Questioned about that charge, Dahlstrom responded, “I had to speak up for some of the parents who signed (the Parent Revolution’s) petition. I am thrilled with the Green Dot charter having been approved, and I am not displeased with it being here.”
Dahlstrom, who signed the petitions, says she respects Green Dot’s reputation for educating students. “I would rather have signed those petitions and have that be an option, and have to deal with putting them here than not. So I stand by my decision,” she asserted.
Zimmer said there is land in other areas of District 4, which includes Westchester, Venice, Del Rey, Marina del Rey and Mar Vista, where a charter school could be established, but did not identify where they were.

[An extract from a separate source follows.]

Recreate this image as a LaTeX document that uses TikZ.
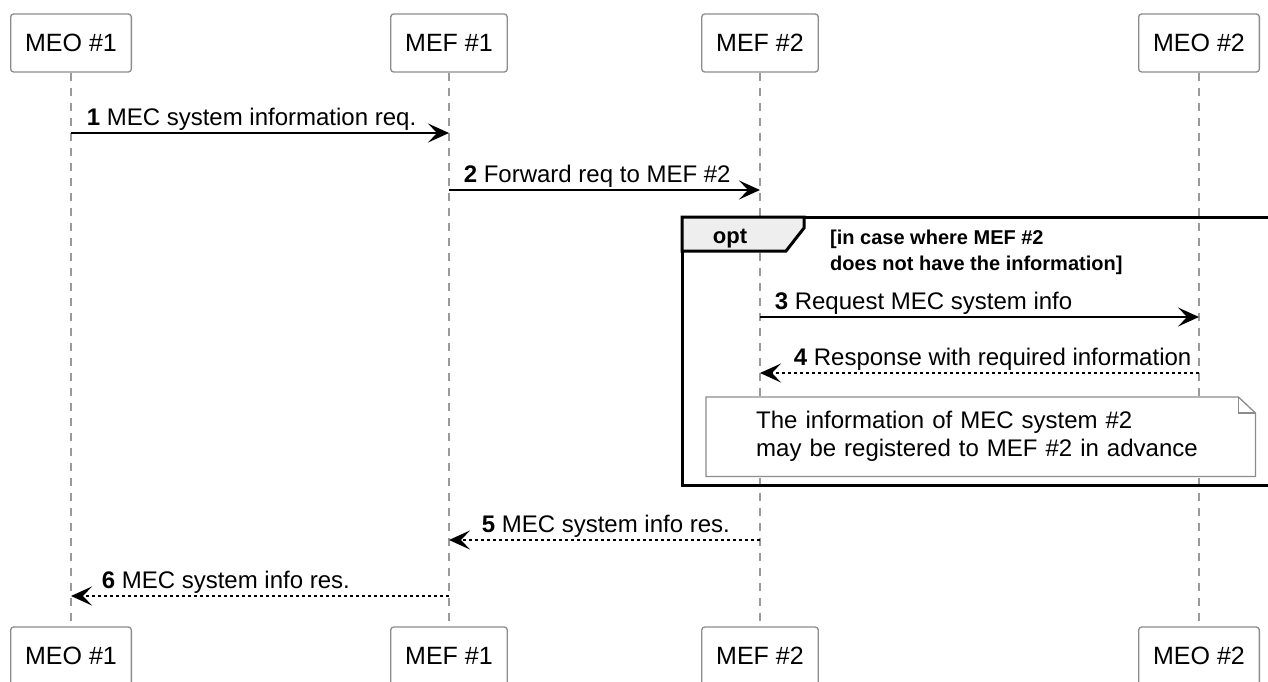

Weston said reform-minded parents can no longer wait for LAUSD to reform itself and the need for a charter middle school is stronger than ever. “How many more grades are going to be lost before we get a school?” he asked. “That’s why there’s this urgency.”
After the meeting, Zimmer said that parents and teachers who are uneasy about the charter school’s impending arrival at Westminster still have options that they can pursue, but did not elaborate on them.
“I say that it’s not a done deal because it’s not final until April 1, but the offer has been made, so that part of it is done,” the school board member told The Argonaut. “One of my problems with Proposition 39 is that it doesn’t allow people to raise their voice, but there is still a process.”